Your thighs burn by step four hundred. The staircase, famously wedged into the stone's only major crack, feels like a ladder to the atmosphere. You hear the heavy breathing of fellow climbers, a chorus of varied languages unified by the physical exertion. When you finally conquer step seven hundred and forty, the wind hits your sweat-drenched shirt, sending a welcome shiver down your spine. You look out over a veritable maze of emerald lakes and jagged islands. It feels less like a landscape and more like a shattered mirror reflecting the sky.

Further south, the morning mist hangs thick in the Zona Cafetera, tasting faintly of damp earth and roasted beans. This is the agricultural heart of Colombia, where the slopes of the Andes are carpeted in endless rows of green.
I sit on the wooden porch of a small farm just outside the quaint town of Jardín. The farmer, a man whose hands are stained with the soil of his livelihood, hands me a ceramic mug. The coffee here doesn't taste like the bitter, rush-hour fuel I am used to. It is bright, almost fruity, and leaves a clean finish that lingers on the palate.

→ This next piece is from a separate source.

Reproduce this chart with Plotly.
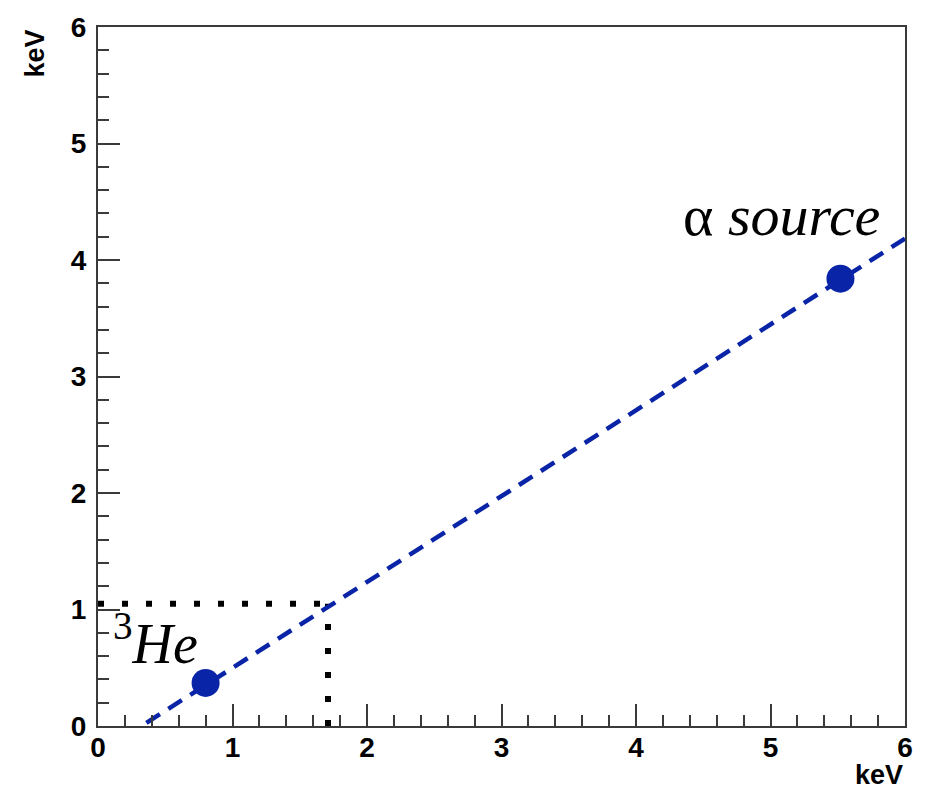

"We pick every cherry by hand," he tells me, gesturing to the steep, dizzying incline of the mountain. "Machines cannot understand the mountain. They do not know which fruit is ready to give itself to the cup."
That deep respect for the land follows you into the Cocora Valley. To get there, you squeeze into the back of a vintage Willys jeep in the main square of Salento, holding onto the roll bars as the vehicle bounces along the dirt road. You pay the modest entrance fee at the wooden gate—about three dollars—and begin the hike. The trail is muddy, sucking at your boots with a satisfying squelch. The air smells of pine and rain.
Then, the canopy breaks. Towering wax palms—the tallest in the world—pierce the rolling fog like skeletal fingers pointing toward the heavens. The sheer scale of them makes you feel incredibly small. I stand still, surrounded by a silence so profound it rings in my ears, broken only by the distant call of a yellow-eared parrot.

Bogotá sits high enough in the mountains—over eight thousand six hundred feet—that the air feels thin, crisp, and almost fragile. You notice it in your lungs the moment you step off the plane. The capital pulses with a frantic, urban energy, a gridlock of yellow taxis and hurried pedestrians wrapped in thick wool scarves. Yet, peace is only an hour's drive north in the town of Zipaquirá.
I buy a ticket for the Salt Cathedral, handing over sixty thousand pesos at the entrance, unsure of what to expect from a church buried two hundred meters underground. The descent is a sensory deprivation that slowly turns into an awakening. The air grows cold and tastes distinctly metallic, leaving a faint rim of salt on your lips. You walk through dark, cavernous tunnels carved entirely out of a defunct halite mine.
The ambient lighting casts purple and blue shadows against the jagged, shimmering walls. Even though it is a major destination, when you step into the main nave, the sheer volume of the underground space commands a hushed reverence. The echoing footsteps of other visitors sound like distant heartbeats. I sit on one of the carved benches, the rough salt stone pressing against my back, the faint smell of sulfur lingering in the cool air. In a country that has spent decades fighting its way out of the darkness and into the light, there is something profoundly moving about finding such immense, quiet beauty buried so deep beneath the earth.